HALLOWEEN is a really fun time of year anywhere, but you might have noticed that we do things different like round these parts – as in Derry.
Everyone and their granny dresses up in our city. You might get a taxi driven by Elvis in his burger years, be served in Sainbury's by a green-faced, silver suited alien or meet your kid's teacher in the town dressed as a busty barmaid from the 1800s.
Dracula might be at the ATM in front of you, while four Donald Trumps will be posing for a selfie outside the chippie – and no one bats an eyelid.
For weeks shops and online costume emporiums have been doing a roaring trade, selling cheap tat for extortionate prices.
It wasn't like this when we were kids. The 70s and 80s were a golden era for Halloween. There were no £25 witches costumes in those days: back then it was wall-to-wall brown duffle coat monsters and the onus fell on mums the land over to construct a costume that would stay intact for at least the time it took to visit every house in the street with an outstretched plastic bag and a pleading look on your face.
Net curtains were torn down from the kitchen window to create terrifying ghost get-ups and 50p masks, which made breathing or seeing virtually impossible, were order of the day.

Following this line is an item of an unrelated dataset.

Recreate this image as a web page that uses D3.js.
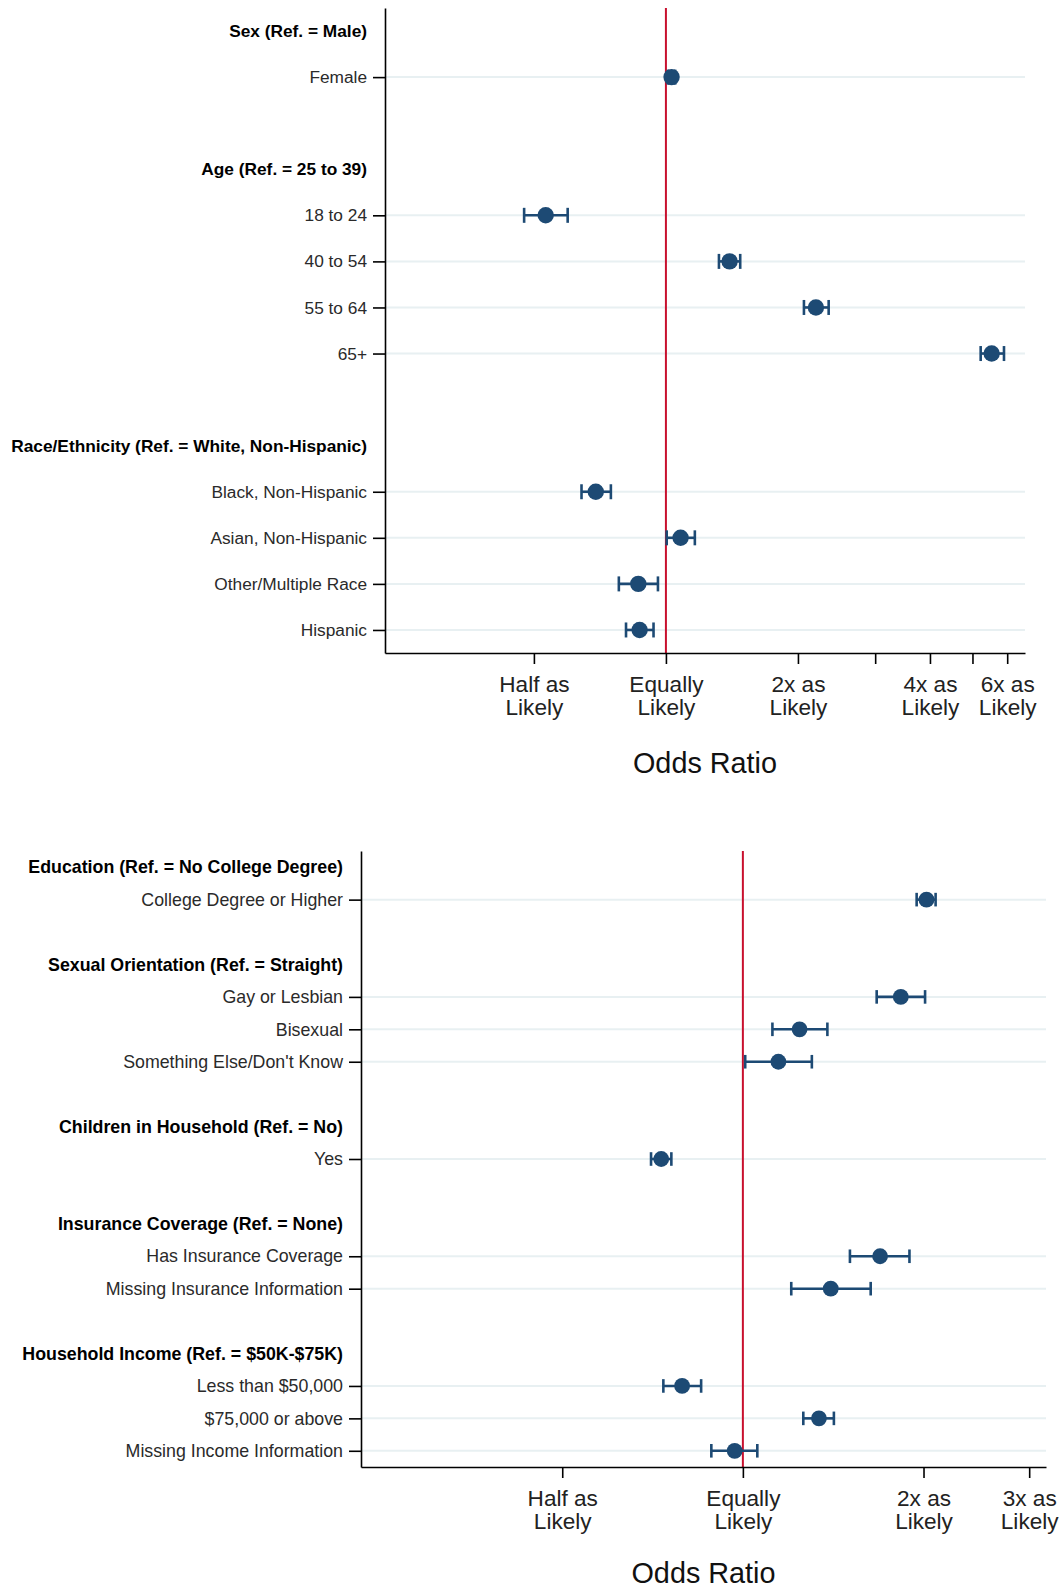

Miniature Boy Georges and Madonnas joined tin-foil star fairies in their First Communion dresses and bed-sheet ghosts. There were stripy-pillow-cased shepherds giving their Christmas school panto outfit another run out and little boys who went to town on their mum's make-up set and weren't too sure who or what they were supposed to be, beyond messy.
There were the kids of trade unionists dressed as striking nurses or miners and there were the boys who used two toilet rolls and a bit of Sellotape to replicate the undead.
There were the lads into CGI who shone a torch under the chin when they knocked on the doors for maximum dramatic effect and got extra hazelnuts for their presentation and effort.
Then there were the posh lads who used their mum's red velvet hall curtain as a cloak and thought they were Somebody.
Black bin liners were a favoured attire of everyone from witches and nuns to zombies and bats.
No one decorated their houses back in those days. Shops then were not packed from September with LED skeletons, maniacally cackling witches or crooked gravestones that play organ music when you walk past them.
Back then there were the Halloween lovers and haters – the houses that happily dished out the loot and the ones who closed the curtains and pretended they weren't in.
Word soon got round the neighbourhood about a house that was peddling penny sweets among the standard nut fare.
In the days before health and safety was invented, monkey nuts and hazelnuts were order of the day. Every household dished them out until your white plastic bag was full to the brim with them.
Kids would go home and eat the lot, as well as the apple cake your ma would bake with 50ps in it and bobbing apples as well as the toffee apples.
You always knew the night was a success when someone boaked, an ethos many of us Halloween veterans have carried into nights out in our adult years.
They were simpler times then, cheaper times too. But as with everything, things change.
The kids' costumes now cost a fortune, some of them are akin
Hollywood movie standard. The kids' bags are full of sweets and we send thousands of pounds worth of fireworks into the night sky to round off the celebrations.
Although I love it – the parades, the costumes, the craziness and the fireworks – I still hanker for the days when the bed-sheet ghost, the duffle coat monster and the sweaty 50p mask ruled supreme.